● **WHAT THIS TASK INVOLVES**: Repeat the full listing below verbatim and keep the images out.

● **SUPPLIED INFORMATION**:

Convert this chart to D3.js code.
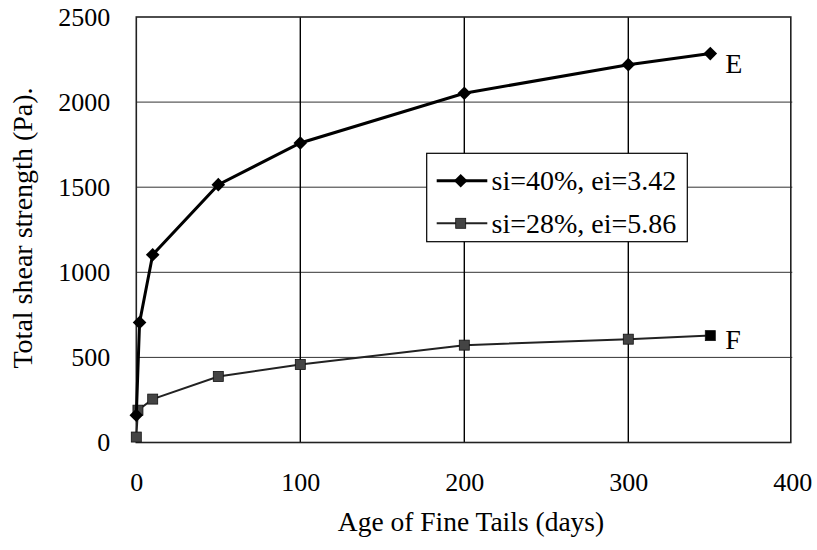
<!DOCTYPE html>
<html><head><meta charset="utf-8">
<script src="https://cdn.jsdelivr.net/npm/d3@7"></script>
<style>body{margin:0;background:#fff}svg{display:block}text{font-family:"Liberation Serif","Times New Roman",serif !important;fill:#000}</style>
</head><body><svg id="c" width="817" height="550"></svg>
<script>
const daysE = [0, 2, 10, 50, 100, 200, 300, 350];
const daysF = [0, 1, 10, 50, 100, 200, 300, 350];
const seriesE = [160, 705, 1103, 1515, 1760, 2052, 2220, 2285];
const seriesF = [32, 190, 255, 388, 458, 572, 607, 628];
const seriesNames = ["si=40%, ei=3.42", "si=28%, ei=5.86"];
const endLabels = ["E", "F"];
const xTicks = [0, 100, 200, 300, 400];
const yTicks = [0, 500, 1000, 1500, 2000, 2500];
const xTitle = "Age of Fine Tails (days)";
const yTitle = "Total shear strength (Pa).";

const svg = d3.select("#c");
const L = 136.3, R = 792.3, T = 17, B = 442.5;
const x = d3.scaleLinear().domain([0, 400]).range([L, R]);
const y = d3.scaleLinear().domain([0, 2500]).range([B, T]);
const serif = '"Liberation Serif","Times New Roman",serif';

// gridlines
svg.append("g").selectAll("line").data(yTicks.filter(d => d > 0 && d < 2500)).join("line")
  .attr("x1", L).attr("x2", x(400)).attr("y1", d => y(d)).attr("y2", d => y(d))
  .attr("stroke", "#333").attr("stroke-width", 1);
svg.append("g").selectAll("line").data(xTicks.filter(d => d > 0 && d < 400)).join("line")
  .attr("x1", d => x(d)).attr("x2", d => x(d)).attr("y1", T).attr("y2", B)
  .attr("stroke", "#000").attr("stroke-width", 1.4);
// border
svg.append("rect").attr("x", L).attr("y", T).attr("width", x(400) - L - 1.5).attr("height", B - T)
  .attr("fill", "none").attr("stroke", "#222").attr("stroke-width", 1.6);

// axes tick labels
const xAxis = d3.axisBottom(x).tickValues(xTicks).tickFormat(d3.format("d")).tickSize(0).tickPadding(30);
const gx = svg.append("g").attr("transform", `translate(0,${B})`).call(xAxis)
  .attr("font-family", serif).attr("font-size", 26);
gx.select(".domain").remove();
gx.selectAll("text").style("font-family", serif).style("font-size", "26px").attr("fill", "#000");
const yAxis = d3.axisLeft(y).tickValues(yTicks).tickFormat(d3.format("d")).tickSize(0).tickPadding(26);
const gy = svg.append("g").attr("transform", `translate(${L},0)`).call(yAxis)
  .attr("font-family", serif).attr("font-size", 26);
gy.select(".domain").remove();
gy.selectAll("text").style("font-family", serif).style("font-size", "26px").attr("fill", "#000");

// titles
svg.append("text").attr("x", 471).attr("y", 531).attr("text-anchor", "middle")
  .attr("font-size", 27.5).text(xTitle);
svg.append("text").attr("transform", "translate(32,228) rotate(-90)").attr("text-anchor", "middle")
  .attr("font-size", 28).text(yTitle);

const diamond = s => `M0,${-s}L${s},0L0,${s}L${-s},0Z`;
const line = d3.line().x(d => x(d[0])).y(d => y(d[1]));
const dataE = daysE.map((d, i) => [d, seriesE[i]]);
const dataF = daysF.map((d, i) => [d, seriesF[i]]);

// F series
svg.append("path").datum(dataF).attr("d", line).attr("fill", "none").attr("stroke", "#222").attr("stroke-width", 2);
svg.append("g").selectAll("rect").data(dataF).join("rect")
  .attr("x", d => x(d[0]) - 5).attr("y", d => y(d[1]) - 5).attr("width", 10).attr("height", 10)
  .attr("fill", (d, i) => i === dataF.length - 1 ? "#000" : "#444").attr("stroke", "#111").attr("stroke-width", 0.8);
// E series
svg.append("path").datum(dataE).attr("d", line).attr("fill", "none").attr("stroke", "#000").attr("stroke-width", 3);
svg.append("g").selectAll("path").data(dataE).join("path")
  .attr("transform", d => `translate(${x(d[0])},${y(d[1])})`).attr("d", diamond(6.8)).attr("fill", "#000");

// end labels
svg.append("text").attr("x", x(350) + 15).attr("y", y(seriesE[7]) + 19).attr("font-size", 28).text(endLabels[0]);
svg.append("text").attr("x", x(350) + 15).attr("y", y(seriesF[7]) + 13).attr("font-size", 28).text(endLabels[1]);

// legend
const lg = svg.append("g");
lg.append("rect").attr("x", 426.7).attr("y", 153.3).attr("width", 260.6).attr("height", 88.4)
  .attr("fill", "#fff").attr("stroke", "#000").attr("stroke-width", 1.2);
const rows = [180.7, 223.3];
lg.append("line").attr("x1", 436.7).attr("x2", 487.3).attr("y1", rows[0]).attr("y2", rows[0]).attr("stroke", "#000").attr("stroke-width", 3);
lg.append("path").attr("transform", `translate(460.7,${rows[0]})`).attr("d", diamond(6.8)).attr("fill", "#000");
lg.append("line").attr("x1", 436.7).attr("x2", 487.3).attr("y1", rows[1]).attr("y2", rows[1]).attr("stroke", "#222").attr("stroke-width", 2);
lg.append("rect").attr("x", 455.7).attr("y", rows[1] - 5).attr("width", 10).attr("height", 10).attr("fill", "#444").attr("stroke", "#111").attr("stroke-width", 0.8);
seriesNames.forEach((n, i) => {
  lg.append("text").attr("x", 491.5).attr("y", rows[i] + 9.5).attr("font-size", 28).text(n);
});
</script></body></html>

● **EXERCISE ANSWER**:
Convert this chart to D3.js code.
<!DOCTYPE html>
<html><head><meta charset="utf-8">
<script src="https://cdn.jsdelivr.net/npm/d3@7"></script>
<style>body{margin:0;background:#fff}svg{display:block}text{font-family:"Liberation Serif","Times New Roman",serif !important;fill:#000}</style>
</head><body><svg id="c" width="817" height="550"></svg>
<script>
const daysE = [0, 2, 10, 50, 100, 200, 300, 350];
const daysF = [0, 1, 10, 50, 100, 200, 300, 350];
const seriesE = [160, 705, 1103, 1515, 1760, 2052, 2220, 2285];
const seriesF = [32, 190, 255, 388, 458, 572, 607, 628];
const seriesNames = ["si=40%, ei=3.42", "si=28%, ei=5.86"];
const endLabels = ["E", "F"];
const xTicks = [0, 100, 200, 300, 400];
const yTicks = [0, 500, 1000, 1500, 2000, 2500];
const xTitle = "Age of Fine Tails (days)";
const yTitle = "Total shear strength (Pa).";

const svg = d3.select("#c");
const L = 136.3, R = 792.3, T = 17, B = 442.5;
const x = d3.scaleLinear().domain([0, 400]).range([L, R]);
const y = d3.scaleLinear().domain([0, 2500]).range([B, T]);
const serif = '"Liberation Serif","Times New Roman",serif';

// gridlines
svg.append("g").selectAll("line").data(yTicks.filter(d => d > 0 && d < 2500)).join("line")
  .attr("x1", L).attr("x2", x(400)).attr("y1", d => y(d)).attr("y2", d => y(d))
  .attr("stroke", "#333").attr("stroke-width", 1);
svg.append("g").selectAll("line").data(xTicks.filter(d => d > 0 && d < 400)).join("line")
  .attr("x1", d => x(d)).attr("x2", d => x(d)).attr("y1", T).attr("y2", B)
  .attr("stroke", "#000").attr("stroke-width", 1.4);
// border
svg.append("rect").attr("x", L).attr("y", T).attr("width", x(400) - L - 1.5).attr("height", B - T)
  .attr("fill", "none").attr("stroke", "#222").attr("stroke-width", 1.6);

// axes tick labels
const xAxis = d3.axisBottom(x).tickValues(xTicks).tickFormat(d3.format("d")).tickSize(0).tickPadding(30);
const gx = svg.append("g").attr("transform", `translate(0,${B})`).call(xAxis)
  .attr("font-family", serif).attr("font-size", 26);
gx.select(".domain").remove();
gx.selectAll("text").style("font-family", serif).style("font-size", "26px").attr("fill", "#000");
const yAxis = d3.axisLeft(y).tickValues(yTicks).tickFormat(d3.format("d")).tickSize(0).tickPadding(26);
const gy = svg.append("g").attr("transform", `translate(${L},0)`).call(yAxis)
  .attr("font-family", serif).attr("font-size", 26);
gy.select(".domain").remove();
gy.selectAll("text").style("font-family", serif).style("font-size", "26px").attr("fill", "#000");

// titles
svg.append("text").attr("x", 471).attr("y", 531).attr("text-anchor", "middle")
  .attr("font-size", 27.5).text(xTitle);
svg.append("text").attr("transform", "translate(32,228) rotate(-90)").attr("text-anchor", "middle")
  .attr("font-size", 28).text(yTitle);

const diamond = s => `M0,${-s}L${s},0L0,${s}L${-s},0Z`;
const line = d3.line().x(d => x(d[0])).y(d => y(d[1]));
const dataE = daysE.map((d, i) => [d, seriesE[i]]);
const dataF = daysF.map((d, i) => [d, seriesF[i]]);

// F series
svg.append("path").datum(dataF).attr("d", line).attr("fill", "none").attr("stroke", "#222").attr("stroke-width", 2);
svg.append("g").selectAll("rect").data(dataF).join("rect")
  .attr("x", d => x(d[0]) - 5).attr("y", d => y(d[1]) - 5).attr("width", 10).attr("height", 10)
  .attr("fill", (d, i) => i === dataF.length - 1 ? "#000" : "#444").attr("stroke", "#111").attr("stroke-width", 0.8);
// E series
svg.append("path").datum(dataE).attr("d", line).attr("fill", "none").attr("stroke", "#000").attr("stroke-width", 3);
svg.append("g").selectAll("path").data(dataE).join("path")
  .attr("transform", d => `translate(${x(d[0])},${y(d[1])})`).attr("d", diamond(6.8)).attr("fill", "#000");

// end labels
svg.append("text").attr("x", x(350) + 15).attr("y", y(seriesE[7]) + 19).attr("font-size", 28).text(endLabels[0]);
svg.append("text").attr("x", x(350) + 15).attr("y", y(seriesF[7]) + 13).attr("font-size", 28).text(endLabels[1]);

// legend
const lg = svg.append("g");
lg.append("rect").attr("x", 426.7).attr("y", 153.3).attr("width", 260.6).attr("height", 88.4)
  .attr("fill", "#fff").attr("stroke", "#000").attr("stroke-width", 1.2);
const rows = [180.7, 223.3];
lg.append("line").attr("x1", 436.7).attr("x2", 487.3).attr("y1", rows[0]).attr("y2", rows[0]).attr("stroke", "#000").attr("stroke-width", 3);
lg.append("path").attr("transform", `translate(460.7,${rows[0]})`).attr("d", diamond(6.8)).attr("fill", "#000");
lg.append("line").attr("x1", 436.7).attr("x2", 487.3).attr("y1", rows[1]).attr("y2", rows[1]).attr("stroke", "#222").attr("stroke-width", 2);
lg.append("rect").attr("x", 455.7).attr("y", rows[1] - 5).attr("width", 10).attr("height", 10).attr("fill", "#444").attr("stroke", "#111").attr("stroke-width", 0.8);
seriesNames.forEach((n, i) => {
  lg.append("text").attr("x", 491.5).attr("y", rows[i] + 9.5).attr("font-size", 28).text(n);
});
</script></body></html>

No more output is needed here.